There's a significant point in Professor Sanders’ comment about bread; there's a lot of food snobbery and smuggery going on, with the foods that are identified as being mostly eaten by lower income people being demonised whereas middle class food is more 'wholesome' and 'virtuous'.

The moral high ground food police probably don't count craft ale or artisan gin as highly processed and don’t seem to have noticed that even porridge made with soya milk and honey counts as 'ultra-processed'.
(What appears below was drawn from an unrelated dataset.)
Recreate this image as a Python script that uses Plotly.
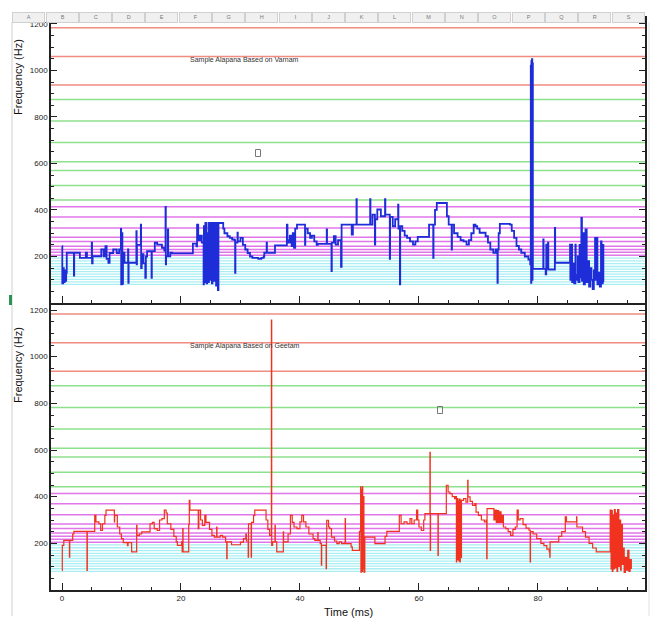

The smugness is about doing things more simply or more traditionally, buying food that doesn’t come in packaging. Yes, plastics are destroying the environment but food packaging extends the shelf life of products, causing less wastage and less environmental harm from producing (even) more than we need. It’s also a great boon to people too busy to shop for fresh produce and ingredients every day. It’s a complex problem not solved by ill-informed moralising or nostalgia.

Toxins (aka chemicals) have taken the place of diphtheria, polio and smallpox as the Invisible Evil (and plague if you go back further). But never fear, you can buy a detox from a wellness guru because your fear is their marketing opportunity.

It's not like things were any better in ye olden days when people breathed in coal or wood smoke or smog, and lots more people smoked. Sitting around in the cave or wooden houses before chimneys were invented during the long winters didn’t just make people smell like kippers, it caused serious lung damage.

Employment was much more lung-unfriendly too - mining, dyeing and tanning, the cloth industry or industrial scale laundries just to name a few.

Has there ever been a time in human history when our lungs were pink and flawless since we first learnt to make fire? It’s not modern life that’s killing us, being alive has always been dangerous. We just have more media to scare us about it now.

In ye olden days food was full of germs and poo and parasites as well as adulterants – for example alum, plaster of Paris and ash in bread.

In 1872, adulterants in food were found to include ‘strychnine, cocculus inculus (both hallucinogens) and copperas in rum and beer; sulphate of copper in pickles, bottled fruit, wine, and preserves; lead chromate in mustard and snuff; sulphate of iron in tea and beer; ferric ferrocynanide, lime sulphate, and turmeric in chinese tea; copper carbonate, lead sulphate, bisulphate of mercury, and Venetian lead in sugar confectionery and chocolate; lead in wine and cider; all were extensively used and were accumulative in effect, resulting, over a long period, in chronic gastritis, and, indeed, often fatal food poisoning. Red lead gave Gloucester cheese its 'healthy' red hue.’ Ice cream was found to contain ‘cocci, bacilli, torulae, cotton fiber, lice, bed bugs, bug's legs, fleas, straw, human hair, and cat and dog hair’.

Yum. So much for hipster nostalgia.

 Of course we need to avoid harm where we can but we need to separate real harm from hysteria, conspiracy theories and marketing opportunities. Headlines about city air being as bad as smoking don’t help. We’re never going to live some bucolic idyll in the Shires like hobbits.

Fear and guilt make for good headlines and clickbait but things are not getting worse. They’ve always been bad. The history of humanity is about processing, ingesting and inhaling stuff that's bad for us. Sometimes for fun.